ASI-ISPH Partitioned Coupling Analysis for Fluid-Structure Interaction


In order to evaluate robustness of a building against tsunamis, it is necessary to consider the interaction between building and tsunami. The Fluid-Structure Interaction (FSI) analysis is appropriate for this purpose. Most existing FSI methods are based on the finite element method (FEM) and formulated with presupposition that the structure models are discretized with the solid elements. Therefore, there are few applications for large-scale cases such as tsunamibuilding interaction problems because of the huge computational cost. In this research, we propose a partitioned FSI method based on the FEM using the beam element that is effective for analyses of framed structures such as buildings. The ASI-Gauss technique, which can efficiently compute yielding and fracture, is applied for the FEM. The particle method is used as a fluid analysis scheme. Especially, the ISPH, which can obtain accurate pressure values and can conserve volumes well, is applied for the particle method. Besides, the Explicit Represented Polygon wall boundary model (ERP model) is introduced into ISPH to evaluate fluid forces exerting on the boundary.
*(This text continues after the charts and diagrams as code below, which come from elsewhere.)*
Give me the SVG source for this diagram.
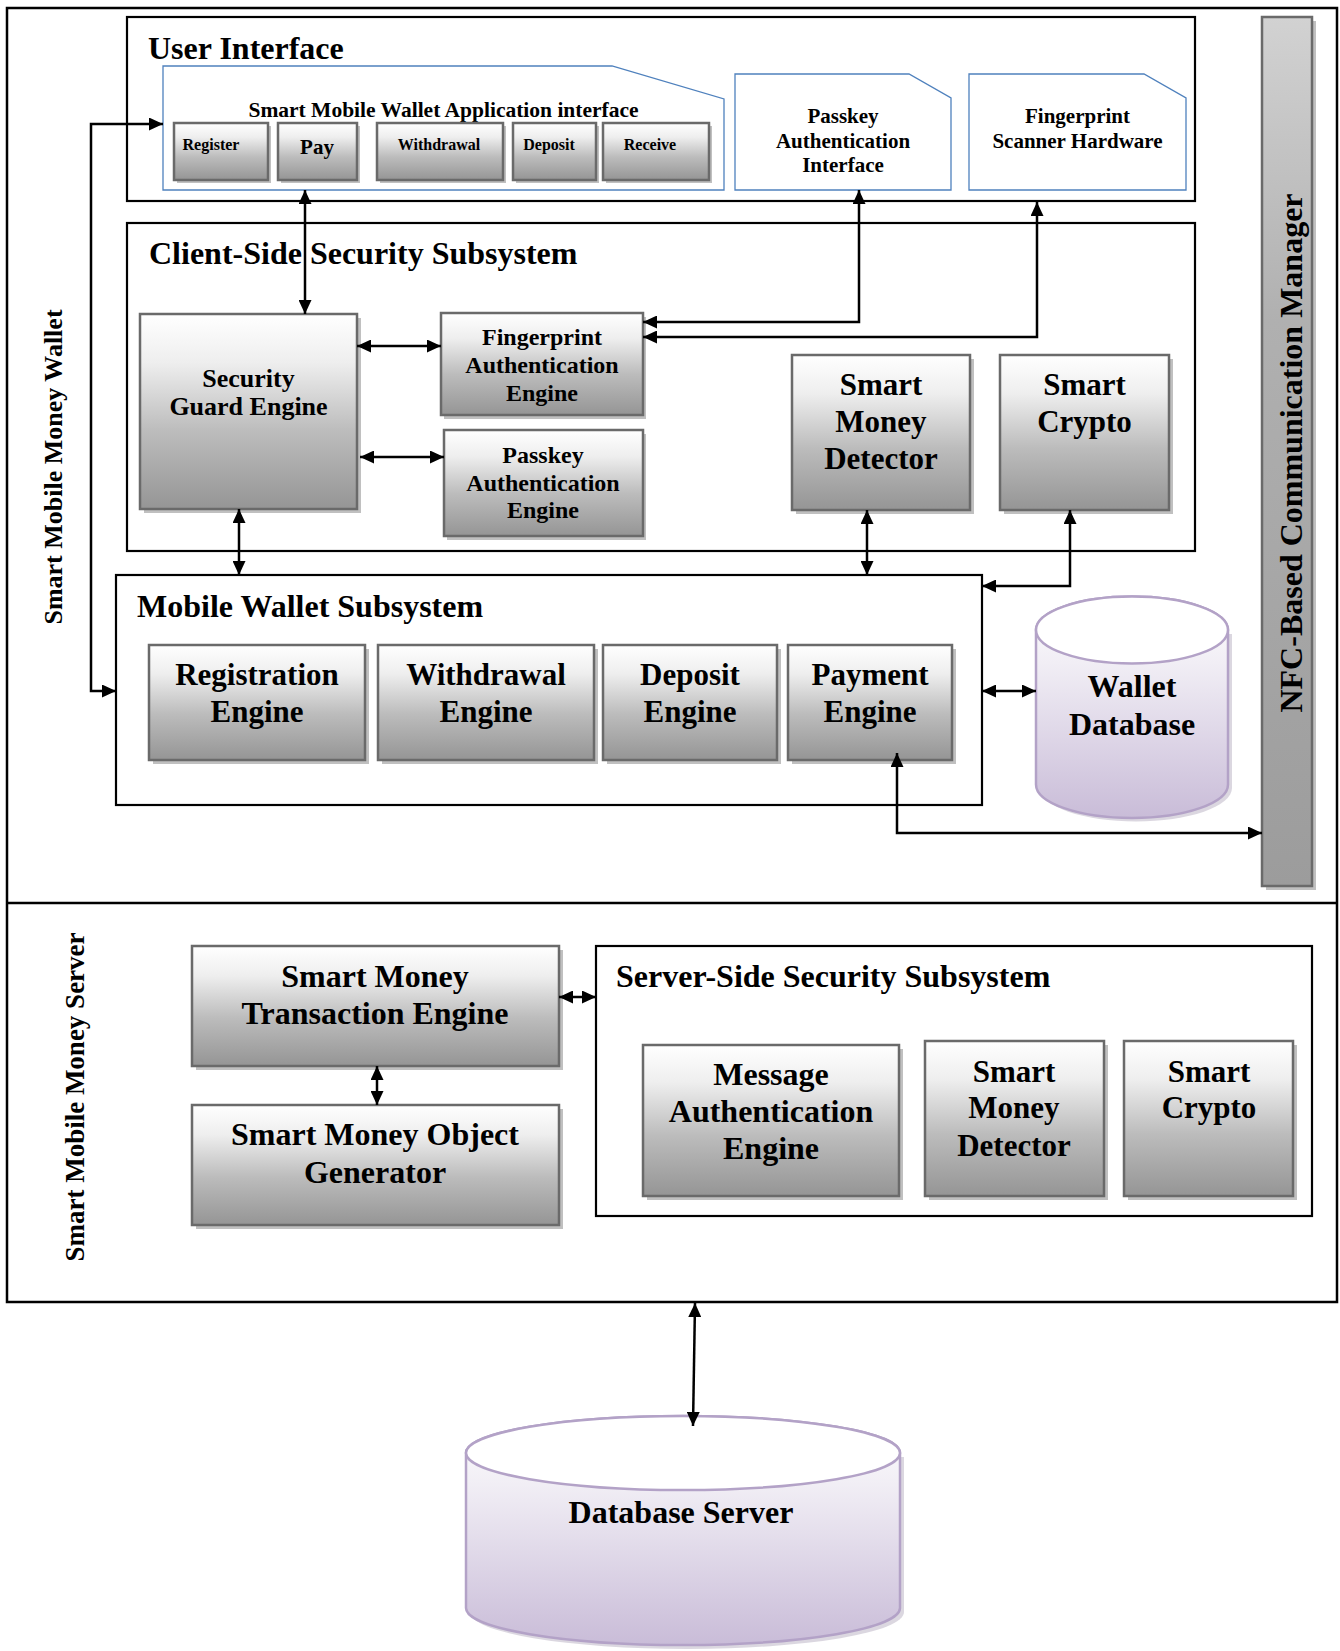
<svg xmlns="http://www.w3.org/2000/svg" width="1340" height="1651" viewBox="0 0 1340 1651">
<defs>
<linearGradient id="gbox" x1="0" y1="0" x2="0" y2="1">
<stop offset="0" stop-color="#ffffff"/>
<stop offset="0.25" stop-color="#eeeeee"/>
<stop offset="0.6" stop-color="#bcbcbc"/>
<stop offset="1" stop-color="#959595"/>
</linearGradient>
<linearGradient id="gnfc" x1="0" y1="0" x2="0" y2="1">
<stop offset="0" stop-color="#d2d2d2"/>
<stop offset="0.35" stop-color="#b0b0b0"/>
<stop offset="1" stop-color="#9c9c9c"/>
</linearGradient>
<linearGradient id="gcyl" x1="0" y1="0" x2="0" y2="1">
<stop offset="0" stop-color="#ffffff"/>
<stop offset="0.3" stop-color="#f1eef5"/>
<stop offset="1" stop-color="#c9bcd8"/>
</linearGradient>
<marker id="ah" viewBox="0 0 14 13" refX="14" refY="6.5" markerWidth="14" markerHeight="13" markerUnits="userSpaceOnUse" orient="auto-start-reverse">
<path d="M0,0 L14,6.5 L0,13 Z" fill="#000"/>
</marker>
</defs>
<style>
text{font-family:"Liberation Serif","Times New Roman",serif;font-weight:bold;fill:#000;}
.c{text-anchor:middle;}
.frame{fill:none;stroke:#000;stroke-width:2.5;}
.sub{fill:#fff;stroke:#000;stroke-width:2.2;}
.panel{fill:#fff;stroke:#4f81bd;stroke-width:1.3;}
.box{fill:url(#gbox);stroke:#6a6a6a;stroke-width:2.5;}
.sh{fill:#c0c0c0;}
.cyl{fill:url(#gcyl);stroke:#b3a2c7;stroke-width:2.5;}
.conn path{fill:none;stroke:#000;stroke-width:2.5;marker-start:url(#ah);marker-end:url(#ah);}
.t32{font-size:32px;}
.t31{font-size:31px;}
.t26{font-size:26px;}
.t24{font-size:24px;}
.t21{font-size:21px;}
.t16{font-size:16px;}
</style>
<rect width="1340" height="1651" fill="#fff"/>

<g id="frames">
<rect class="frame" x="7" y="8" width="1330" height="1294"/>
<line x1="7" y1="903" x2="1337" y2="903" stroke="#000" stroke-width="2.5"/>
<text class="t26 c" transform="translate(62,467) rotate(-90)">Smart Mobile Money Wallet</text>
<text class="t26 c" transform="translate(84,1097) rotate(-90)" style="font-size:27px">Smart Mobile Money Server</text>
</g>

<g id="user-interface">
<rect class="sub" x="127" y="17" width="1068" height="184" stroke-width="2.5"/>
<text class="t32" x="148" y="59">User Interface</text>
</g>

<g id="app-interface">
<polygon class="panel" points="163,66 612,66 724,99 724,190 163,190"/>
<text class="c" x="443.5" y="117" style="font-size:21.5px">Smart Mobile Wallet Application interface</text>
</g>

<g id="btn-register">
<rect class="sh" x="177" y="126" width="94" height="57"/>
<rect class="box" x="174" y="123" width="94" height="57" stroke-width="2"/>
<text class="t16 c" x="211" y="150">Register</text>
</g>
<g id="btn-pay">
<rect class="sh" x="281" y="126" width="79" height="57"/>
<rect class="box" x="278" y="123" width="79" height="57" stroke-width="2"/>
<text class="t21 c" x="317" y="154">Pay</text>
</g>
<g id="btn-withdrawal">
<rect class="sh" x="380" y="126" width="126" height="57"/>
<rect class="box" x="377" y="123" width="126" height="57" stroke-width="2"/>
<text class="t16 c" x="439" y="150">Withdrawal</text>
</g>
<g id="btn-deposit">
<rect class="sh" x="516" y="126" width="83" height="57"/>
<rect class="box" x="513" y="123" width="83" height="57" stroke-width="2"/>
<text class="t16 c" x="549" y="150">Deposit</text>
</g>
<g id="btn-receive">
<rect class="sh" x="606" y="126" width="106" height="57"/>
<rect class="box" x="603" y="123" width="106" height="57" stroke-width="2"/>
<text class="t16 c" x="650" y="150">Receive</text>
</g>

<g id="passkey-interface">
<polygon class="panel" points="735,74 909,74 951,98 951,190 735,190"/>
<text class="t21 c" x="843" y="123">Passkey</text>
<text class="t21 c" x="843" y="148">Authentication</text>
<text class="t21 c" x="843" y="172">Interface</text>
</g>

<g id="fingerprint-hardware">
<polygon class="panel" points="969,74 1144,74 1186,98 1186,190 969,190"/>
<text class="t21 c" x="1077.5" y="123">Fingerprint</text>
<text class="t21 c" x="1077.5" y="148">Scanner Hardware</text>
</g>

<g id="nfc-manager">
<rect class="sh" x="1266" y="21" width="50" height="869"/>
<rect x="1262" y="17" width="50" height="869" fill="url(#gnfc)" stroke="#6a6a6a" stroke-width="2.5"/>
<text class="t32 c" transform="translate(1302,453) rotate(-90)">NFC-Based Communication Manager</text>
</g>

<g id="client-security">
<rect class="sub" x="127" y="223" width="1068" height="328"/>
<text class="t32" x="149" y="264">Client-Side Security Subsystem</text>
</g>

<g id="security-guard">
<rect class="sh" x="144" y="318" width="217" height="195"/>
<rect class="box" x="140" y="314" width="217" height="195"/>
<text class="t26 c" x="248.5" y="387">Security</text>
<text class="t26 c" x="248.5" y="415">Guard Engine</text>
</g>

<g id="fingerprint-engine">
<rect class="sh" x="444" y="317" width="202" height="102"/>
<rect class="box" x="441" y="313" width="202" height="102"/>
<text class="t24 c" x="542" y="345">Fingerprint</text>
<text class="t24 c" x="542" y="373">Authentication</text>
<text class="t24 c" x="542" y="401">Engine</text>
</g>

<g id="passkey-engine">
<rect class="sh" x="447" y="434" width="199" height="106"/>
<rect class="box" x="444" y="430" width="199" height="106"/>
<text class="t24 c" x="543" y="463">Passkey</text>
<text class="t24 c" x="543" y="491">Authentication</text>
<text class="t24 c" x="543" y="518">Engine</text>
</g>

<g id="client-detector">
<rect class="sh" x="796" y="359" width="178" height="155"/>
<rect class="box" x="792" y="355" width="178" height="155"/>
<text class="t31 c" x="881" y="395">Smart</text>
<text class="t31 c" x="881" y="432">Money</text>
<text class="t31 c" x="881" y="469">Detector</text>
</g>

<g id="client-crypto">
<rect class="sh" x="1004" y="359" width="169" height="155"/>
<rect class="box" x="1000" y="355" width="169" height="155"/>
<text class="t31 c" x="1084.5" y="395">Smart</text>
<text class="t31 c" x="1084.5" y="432">Crypto</text>
</g>

<g id="mobile-wallet">
<rect class="sub" x="116" y="575" width="866" height="230"/>
<text class="t32" x="137" y="617">Mobile Wallet Subsystem</text>
</g>

<g id="registration-engine">
<rect class="sh" x="153" y="649" width="216" height="115"/>
<rect class="box" x="149" y="645" width="216" height="115"/>
<text class="t31 c" x="257" y="685">Registration</text>
<text class="t31 c" x="257" y="722">Engine</text>
</g>
<g id="withdrawal-engine">
<rect class="sh" x="382" y="649" width="216" height="115"/>
<rect class="box" x="378" y="645" width="216" height="115"/>
<text class="t31 c" x="486" y="685">Withdrawal</text>
<text class="t31 c" x="486" y="722">Engine</text>
</g>
<g id="deposit-engine">
<rect class="sh" x="607" y="649" width="174" height="115"/>
<rect class="box" x="603" y="645" width="174" height="115"/>
<text class="t31 c" x="690" y="685">Deposit</text>
<text class="t31 c" x="690" y="722">Engine</text>
</g>
<g id="payment-engine">
<rect class="sh" x="792" y="649" width="164" height="115"/>
<rect class="box" x="788" y="645" width="164" height="115"/>
<text class="t31 c" x="870" y="685">Payment</text>
<text class="t31 c" x="870" y="722">Engine</text>
</g>

<g id="wallet-database">
<path d="M1040,634 L1040,788 A96,33.5 0 0,0 1232,788 L1232,634 Z" fill="#b8b0c2" opacity="0.5"/>
<path class="cyl" d="M1036,630 L1036,784.5 A96,33.5 0 0,0 1228,784.5 L1228,630 A96,33.5 0 0,0 1036,630 Z"/>
<ellipse cx="1132" cy="630" rx="96" ry="33.5" fill="#fff" stroke="#b3a2c7" stroke-width="2.5"/>
<text class="t32 c" x="1132" y="697">Wallet</text>
<text class="t32 c" x="1132" y="735">Database</text>
</g>

<g id="transaction-engine">
<rect class="sh" x="196" y="950" width="367" height="120"/>
<rect class="box" x="192" y="946" width="367" height="120"/>
<text class="t32 c" x="375" y="987">Smart Money</text>
<text class="t32 c" x="375" y="1024">Transaction Engine</text>
</g>

<g id="object-generator">
<rect class="sh" x="196" y="1109" width="367" height="120"/>
<rect class="box" x="192" y="1105" width="367" height="120"/>
<text class="t32 c" x="375" y="1145">Smart Money Object</text>
<text class="t32 c" x="375" y="1183">Generator</text>
</g>

<g id="server-security">
<rect class="sub" x="596" y="946" width="716" height="270"/>
<text class="t32" x="616" y="987">Server-Side Security Subsystem</text>
</g>

<g id="message-auth">
<rect class="sh" x="647" y="1049" width="256" height="151"/>
<rect class="box" x="643" y="1045" width="256" height="151"/>
<text class="t32 c" x="771" y="1085">Message</text>
<text class="t32 c" x="771" y="1122">Authentication</text>
<text class="t32 c" x="771" y="1159">Engine</text>
</g>

<g id="server-detector">
<rect class="sh" x="929" y="1045" width="179" height="155"/>
<rect class="box" x="925" y="1041" width="179" height="155"/>
<text class="t31 c" x="1014" y="1082">Smart</text>
<text class="t31 c" x="1014" y="1118">Money</text>
<text class="t31 c" x="1014" y="1156">Detector</text>
</g>

<g id="server-crypto">
<rect class="sh" x="1128" y="1045" width="169" height="155"/>
<rect class="box" x="1124" y="1041" width="169" height="155"/>
<text class="t31 c" x="1209" y="1082">Smart</text>
<text class="t31 c" x="1209" y="1118">Crypto</text>
</g>

<g id="database-server">
<path d="M470,1457 L470,1612 A217,37 0 0,0 904,1612 L904,1457 Z" fill="#b8b0c2" opacity="0.5"/>
<path class="cyl" d="M466,1453 L466,1608 A217,37 0 0,0 900,1608 L900,1453 A217,37 0 0,0 466,1453 Z"/>
<ellipse cx="683" cy="1453" rx="217" ry="37" fill="#fff" stroke="#b3a2c7" stroke-width="2.5"/>
<text class="t32 c" x="681" y="1523">Database Server</text>
</g>

<g id="connectors" class="conn">
<path d="M305,190 V314"/>
<path d="M859,190 V322 H643"/>
<path d="M1037,202 V337 H643"/>
<path d="M357,346 H441"/>
<path d="M360,457 H444"/>
<path d="M239,509 V575"/>
<path d="M867,510 V575"/>
<path d="M1070,510 V586 H982"/>
<path d="M982,691 H1036"/>
<path d="M897,753 V833 H1262"/>
<path d="M163,124 H91 V691 H116"/>
<path d="M377,1066 V1105"/>
<path d="M559,997 H596"/>
<path d="M695,1303 L693,1426"/>
</g>
</svg>
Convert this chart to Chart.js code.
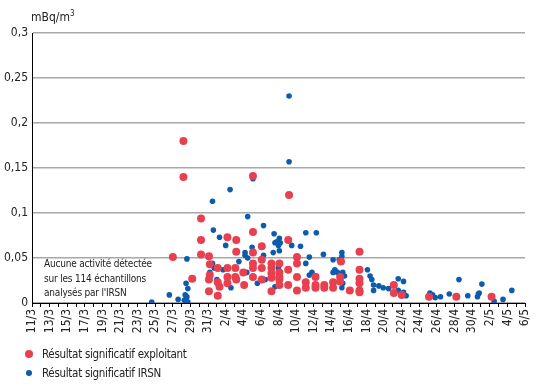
<!DOCTYPE html>
<html>
<head>
<meta charset="utf-8">
<script src="https://cdn.jsdelivr.net/npm/chart.js@4"></script>
<style>
body{margin:0;background:#fff;font-family:'Liberation Sans Narrow','DejaVu Sans Condensed',sans-serif;color:#222}
#wrap{position:relative;width:547px;height:388px}
#unit{position:absolute;left:31px;top:9px;font-size:12px}
#unit sup{font-size:8px}
#note{position:absolute;left:44px;top:257px;font-size:10px;letter-spacing:-0.2px;line-height:14.5px;color:#222}
.leg{position:absolute;left:19px;font-size:11.5px;letter-spacing:-0.3px;display:flex;align-items:center}
.dot{display:inline-block;border-radius:50%;margin-right:9px}
</style>
</head>
<body>
<div id="wrap">
<canvas id="myChart" width="547" height="388"></canvas>
<div id="unit">mBq/m<sup>3</sup></div>
<div id="note">Aucune activité détectée<br>sur les 114 échantillons<br>analysés par l'IRSN</div>
<div class="leg" style="top:347px"><span class="dot" style="width:8px;height:8px;background:#e8404f;margin-left:6px"></span>Résultat significatif exploitant</div>
<div class="leg" style="top:366px"><span class="dot" style="width:6px;height:6px;background:#0b5cad;margin-left:7px;margin-right:10px"></span>Résultat significatif IRSN</div>
</div>
<script>
const ctx = document.getElementById('myChart')

// x = jours depuis le 11/3, y = mBq/m3
const dateLabels = ['11/3','13/3','15/3','17/3','19/3','21/3','23/3','25/3','27/3','29/3','31/3','2/4','4/4','6/4','8/4','10/4','12/4','14/4','16/4','18/4','20/4','22/4','24/4','26/4','28/4','30/4','2/5','4/5','6/5']

const exploitant = [
  [16.0,0.051],[17.2,0.180],[17.2,0.140],[18.2,0.027],[19.2,0.094],[19.2,0.070],[19.2,0.054],
  [20.1,0.052],[20.2,0.043],[20.2,0.031],[20.1,0.026],[20.1,0.013],
  [21.1,0.039],[21.1,0.023],[21.3,0.018],[21.1,0.008],
  [22.2,0.073],[22.2,0.039],[22.2,0.029],[22.2,0.022],
  [23.2,0.070],[23.2,0.057],[23.1,0.039],[23.1,0.029],[23.2,0.026],[24.0,0.034],[24.1,0.020],
  [25.1,0.141],[25.1,0.079],[25.1,0.056],[25.1,0.044],[25.1,0.039],[25.1,0.029],
  [26.1,0.063],[26.1,0.048],[26.1,0.039],[26.1,0.026],
  [27.2,0.044],[27.2,0.039],[27.2,0.033],[27.2,0.028],[27.2,0.013],
  [28.1,0.044],[28.1,0.034],[28.1,0.029],[28.1,0.026],[28.1,0.020],
  [29.2,0.120],[29.1,0.070],[29.1,0.037],[29.1,0.020],
  [30.1,0.051],[30.1,0.044],[30.1,0.029],[30.1,0.014],
  [31.1,0.023],[31.1,0.017],[32.2,0.029],[32.2,0.020],[32.2,0.017],
  [33.2,0.020],[33.2,0.017],[34.2,0.023],[34.2,0.017],
  [35.1,0.046],[35.0,0.029],[35.0,0.024],[36.1,0.014],
  [37.2,0.057],[37.2,0.037],[37.2,0.027],[37.2,0.022],[37.2,0.014],[37.2,0.012],
  [41.1,0.020],[41.1,0.011],[42.0,0.009],[45.1,0.007],[48.2,0.007],[52.2,0.007]
]

const irsn = [
  [13.6,0.001],[15.6,0.009],[16.6,0.004],[17.3,0.003],[17.5,0.004],[17.6,0.007],[17.4,0.009],
  [17.7,0.001],[17.7,0.016],[17.5,0.022],[17.6,0.049],
  [20.5,0.113],[20.6,0.081],[21.3,0.073],[22.0,0.064],[20.5,0.044],[20.2,0.034],[20.7,0.039],
  [21.0,0.026],[21.7,0.037],[22.6,0.017],[23.5,0.046],[24.2,0.053],[24.5,0.096],[22.5,0.126],
  [25.1,0.138],[26.3,0.086],[27.5,0.077],[28.1,0.072],[27.8,0.068],[27.6,0.067],[28.0,0.064],
  [28.2,0.067],[28.1,0.058],[25.0,0.062],[24.2,0.056],[24.5,0.050],[26.3,0.053],[27.4,0.056],
  [29.5,0.064],[30.5,0.063],[31.1,0.078],[32.3,0.078],[31.5,0.051],[31.1,0.044],[31.8,0.034],
  [31.5,0.031],[32.3,0.030],[33.1,0.054],[34.2,0.034],[26.5,0.026],[25.6,0.022],[27.6,0.018],
  [28.0,0.039],[24.4,0.034],[29.2,0.230],[29.2,0.157],
  [35.2,0.056],[35.2,0.052],[34.9,0.048],[34.4,0.037],[34.7,0.034],[35.3,0.034],[35.5,0.030],
  [35.3,0.022],[35.2,0.017],[34.2,0.048],
  [38.1,0.037],[38.4,0.030],[38.6,0.026],[38.8,0.020],[38.8,0.014],[39.4,0.019],[39.9,0.017],
  [40.5,0.016],[41.6,0.027],[42.2,0.024],[41.6,0.014],[42.2,0.012],[42.5,0.008],[41.0,0.020],
  [45.2,0.011],[45.5,0.009],[45.8,0.006],[46.4,0.007],[47.4,0.010],[48.5,0.026],[49.5,0.008],
  [50.7,0.010],[50.6,0.007],[50.8,0.011],[51.1,0.021],[52.5,0.002],[53.5,0.004],[54.5,0.014]
]

const toXY = arr => arr.map(p => ({x: p[0], y: p[1]}))
const font = "'Liberation Sans Narrow','DejaVu Sans Condensed',sans-serif"

const myChart = new Chart(ctx, {
    type: 'scatter',
    data: {
        datasets: [{
            label: 'Résultat significatif exploitant',
            data: toXY(exploitant),
            backgroundColor: '#e8404f',
            borderWidth: 0,
            pointRadius: 4
        }, {
            label: 'Résultat significatif IRSN',
            data: toXY(irsn),
            backgroundColor: '#0b5cad',
            borderWidth: 0,
            pointRadius: 2.8
        }]
    },
    options: {
        responsive: false,
        animation: false,
        layout: { padding: { top: 33, right: 22, left: 0, bottom: 0 } },
        plugins: { legend: { display: false }, tooltip: { enabled: false } },
        scales: {
            x: {
                type: 'linear',
                min: 0,
                max: 56,
                afterFit: s => { s.height = 85 },
                ticks: {
                    stepSize: 1,
                    autoSkip: false,
                    minRotation: 90,
                    maxRotation: 90,
                    padding: 2,
                    color: '#222',
                    font: { family: font, size: 12 },
                    callback: v => v % 2 === 0 ? dateLabels[v / 2] : ''
                },
                grid: { drawOnChartArea: false, tickLength: 4, color: '#000' },
                border: { color: '#000' }
            },
            y: {
                min: 0,
                max: 0.3,
                afterFit: s => { s.width = 32 },
                ticks: {
                    stepSize: 0.05,
                    padding: 4,
                    color: '#222',
                    font: { family: font, size: 12 },
                    callback: v => String(Math.round(v * 100) / 100).replace('.', ',')
                },
                grid: { color: '#a8a8a8', lineWidth: 1.5, tickLength: 0 },
                border: { color: '#000' }
            }
        }
    }
})
</script>
</body>
</html>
We extend the ERP model to the implicit particle method and the SPH because the original model was formulated for the Explicit MPS. In addition, the representation of the Dirichlet condition for velocity by the ERP model is generalized to be applied to the moving boundary problems. The boundary shape of the beam member is interpolated by using the coordinates of the nodes on both ends of the element, the predefined sectional shape of the beam and the deformation computed by the structural analysis. As described above, the fluid forces exerting on the beam elements are obtained from the fluid analysis. These forces are converted into external forces for the structural analysis. A hydrostatic pressure problem and a dam break problem with an elastic obstacle were solved to verify. The numerical result showed that the proposed method can solve the fluid-structure interaction problem with sufficient precision.